At peak, that third turbine would boost the hydroelectrical production of the Whitehorse-Aishihik-Faro power grid by seven megawatts.
It would also provide about 5.4 gigawatt hours per year of long-term average hydroelectric supply, according to the plan.
“We wouldn’t put (the third turbine) in place until we see the need for peaking diesel,” said Morrison.
“It’s a timing question. If we’re going to get peaking diesel, when are we going to get it and how quickly can we get the Aishihik third turbine in place, which would replace the peaking diesel?”

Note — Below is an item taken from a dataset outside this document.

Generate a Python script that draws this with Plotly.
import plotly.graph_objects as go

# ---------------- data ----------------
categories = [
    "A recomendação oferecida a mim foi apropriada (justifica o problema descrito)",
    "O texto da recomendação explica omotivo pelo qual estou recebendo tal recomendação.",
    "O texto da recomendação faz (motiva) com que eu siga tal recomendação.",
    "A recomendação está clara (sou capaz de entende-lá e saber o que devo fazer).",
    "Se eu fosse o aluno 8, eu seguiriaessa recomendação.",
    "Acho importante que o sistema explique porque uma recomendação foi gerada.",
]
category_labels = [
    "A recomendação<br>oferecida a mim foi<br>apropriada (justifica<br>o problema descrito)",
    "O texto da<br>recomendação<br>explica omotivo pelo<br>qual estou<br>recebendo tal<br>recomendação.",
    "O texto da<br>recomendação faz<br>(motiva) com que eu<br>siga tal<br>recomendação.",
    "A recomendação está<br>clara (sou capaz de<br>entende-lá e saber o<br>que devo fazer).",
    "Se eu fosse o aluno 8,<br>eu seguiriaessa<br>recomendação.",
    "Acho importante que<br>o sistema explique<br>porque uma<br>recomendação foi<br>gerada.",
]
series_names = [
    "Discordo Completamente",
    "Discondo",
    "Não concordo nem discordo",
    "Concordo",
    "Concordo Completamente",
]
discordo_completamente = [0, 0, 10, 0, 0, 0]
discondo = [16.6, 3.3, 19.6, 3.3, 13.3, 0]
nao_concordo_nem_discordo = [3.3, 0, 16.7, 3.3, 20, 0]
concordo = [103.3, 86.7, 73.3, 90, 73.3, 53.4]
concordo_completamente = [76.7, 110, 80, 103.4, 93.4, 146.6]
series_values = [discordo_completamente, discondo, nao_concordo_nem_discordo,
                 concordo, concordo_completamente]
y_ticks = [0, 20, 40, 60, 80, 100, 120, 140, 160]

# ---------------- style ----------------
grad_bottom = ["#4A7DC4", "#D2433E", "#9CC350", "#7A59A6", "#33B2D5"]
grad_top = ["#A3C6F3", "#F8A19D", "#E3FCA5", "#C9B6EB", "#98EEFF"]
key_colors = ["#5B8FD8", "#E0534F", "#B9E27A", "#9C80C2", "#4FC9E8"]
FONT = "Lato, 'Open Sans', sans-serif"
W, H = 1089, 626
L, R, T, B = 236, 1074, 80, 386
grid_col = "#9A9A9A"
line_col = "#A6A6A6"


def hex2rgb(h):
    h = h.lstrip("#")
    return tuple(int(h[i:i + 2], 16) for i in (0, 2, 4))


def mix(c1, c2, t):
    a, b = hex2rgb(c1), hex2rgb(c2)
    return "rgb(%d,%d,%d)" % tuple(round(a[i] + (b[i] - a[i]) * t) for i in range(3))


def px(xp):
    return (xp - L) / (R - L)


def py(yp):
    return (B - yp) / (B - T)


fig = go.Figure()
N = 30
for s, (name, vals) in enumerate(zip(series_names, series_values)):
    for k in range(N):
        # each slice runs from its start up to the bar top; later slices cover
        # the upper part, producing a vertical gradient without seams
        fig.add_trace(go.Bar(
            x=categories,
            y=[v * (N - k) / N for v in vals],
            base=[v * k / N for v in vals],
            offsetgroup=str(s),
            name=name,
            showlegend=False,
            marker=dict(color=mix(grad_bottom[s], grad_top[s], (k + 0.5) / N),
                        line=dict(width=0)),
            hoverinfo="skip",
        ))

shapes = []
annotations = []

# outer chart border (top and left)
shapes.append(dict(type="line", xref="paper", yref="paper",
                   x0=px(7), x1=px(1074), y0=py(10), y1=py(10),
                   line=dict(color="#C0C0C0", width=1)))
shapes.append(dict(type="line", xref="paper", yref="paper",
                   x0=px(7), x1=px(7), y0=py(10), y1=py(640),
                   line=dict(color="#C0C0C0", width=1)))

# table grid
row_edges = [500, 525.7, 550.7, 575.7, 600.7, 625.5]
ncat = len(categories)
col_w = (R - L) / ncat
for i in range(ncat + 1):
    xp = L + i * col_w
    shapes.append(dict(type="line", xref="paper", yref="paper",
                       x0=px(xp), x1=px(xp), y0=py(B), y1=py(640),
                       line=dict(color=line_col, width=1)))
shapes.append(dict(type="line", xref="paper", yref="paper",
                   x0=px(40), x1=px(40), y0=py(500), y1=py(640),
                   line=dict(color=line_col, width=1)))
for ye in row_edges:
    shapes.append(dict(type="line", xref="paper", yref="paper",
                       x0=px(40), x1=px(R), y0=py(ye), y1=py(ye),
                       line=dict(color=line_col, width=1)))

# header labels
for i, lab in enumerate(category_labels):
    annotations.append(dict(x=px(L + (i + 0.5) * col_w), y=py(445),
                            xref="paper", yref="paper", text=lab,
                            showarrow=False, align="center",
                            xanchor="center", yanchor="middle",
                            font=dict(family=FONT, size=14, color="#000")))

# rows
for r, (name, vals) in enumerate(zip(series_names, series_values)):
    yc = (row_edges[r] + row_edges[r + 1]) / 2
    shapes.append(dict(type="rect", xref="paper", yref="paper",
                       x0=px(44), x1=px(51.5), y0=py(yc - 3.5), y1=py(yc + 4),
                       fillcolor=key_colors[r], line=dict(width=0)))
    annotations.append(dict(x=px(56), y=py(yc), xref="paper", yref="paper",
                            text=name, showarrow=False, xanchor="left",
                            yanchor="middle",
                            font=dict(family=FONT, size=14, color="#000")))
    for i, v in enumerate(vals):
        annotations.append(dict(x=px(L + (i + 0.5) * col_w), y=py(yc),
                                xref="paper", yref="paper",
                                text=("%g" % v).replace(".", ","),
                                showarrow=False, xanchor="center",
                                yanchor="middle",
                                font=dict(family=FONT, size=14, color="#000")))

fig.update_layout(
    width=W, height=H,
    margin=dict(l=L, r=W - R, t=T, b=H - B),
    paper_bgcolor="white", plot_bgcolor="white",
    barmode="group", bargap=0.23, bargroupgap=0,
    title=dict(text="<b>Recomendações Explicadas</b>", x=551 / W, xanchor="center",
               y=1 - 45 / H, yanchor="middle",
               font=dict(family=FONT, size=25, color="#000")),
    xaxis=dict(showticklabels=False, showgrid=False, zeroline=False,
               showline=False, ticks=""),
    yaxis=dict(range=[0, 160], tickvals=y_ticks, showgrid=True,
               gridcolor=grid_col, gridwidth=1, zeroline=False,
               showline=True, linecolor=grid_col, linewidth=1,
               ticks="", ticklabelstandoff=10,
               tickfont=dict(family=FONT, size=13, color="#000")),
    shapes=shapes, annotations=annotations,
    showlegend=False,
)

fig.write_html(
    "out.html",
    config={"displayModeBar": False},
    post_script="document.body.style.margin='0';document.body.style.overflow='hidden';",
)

However, even with that third turbine, a small amount of “peaking diesel” might be needed, added Morrison.
The third Aishihik turbine would cost about $7 million, according to Yukon Energy estimates.
And it probably can’t be built until 2011, well after the mines are operating, said Morrison.
So Whitehorse will probably have to burn diesel for several years.
Minto is scheduled to come into production by April 2007, and Western Copper plans to get its Carmacks Copper mine into production by summer 2008 — about the same time Yukon Energy hopes to have the first phase of the Carmacks-Stewart transmission line built to Pelly Crossing.
“If we’ve only got Minto, I don’t think we’ll need peaking diesel,” said Morrison.
“If (both) mines go in and Aishihik third turbine goes in, there’s a greater benefit to the ratepayers than the cost of running a few hours of peaking diesel in the winter.
“Millions of dollars of benefit to the ratepayers, because the customer at the mine buys surplus power from us, so the benefits overall to the system are millions of dollars over the life of the mines.”
During emergencies, such as the massive power outage of January 29, 2006, that afflicted the entire Yukon and left parts of the territory without electricity for 13 hours, industrial customers, like the mines, will be disconnected from the grid and forced to use their own diesel generators, Morrison said.
But even if Yukon Energy eventually builds the third Aishihik turbine to reduce reliance on diesel to almost nothing, its 20-year plan makes no provisions for renewable energy sources or demand-side management, said Tuck.
In its 1992 review of Yukon Energy’s previous resource plan, the utilities board recommended using demand-side management tools to reward non-industrial consumers for reducing their energy use during peak periods, he said.
Since then, successive governments have not directed Yukon Energy to adopt policies that would prompt consumers to reduce their peak energy usage, said Tuck.
“The intent of demand-side management is to reduce power at peak times,” said Tuck.
“There needs to be incentives, like lower bills for reducing your power consumption during the peak period, or rebates for building efficiencies into your home.”
The utilities board must make recommendations about Yukon Energy’s 20-year plan to the Yukon commissioner and government cabinet by January 15.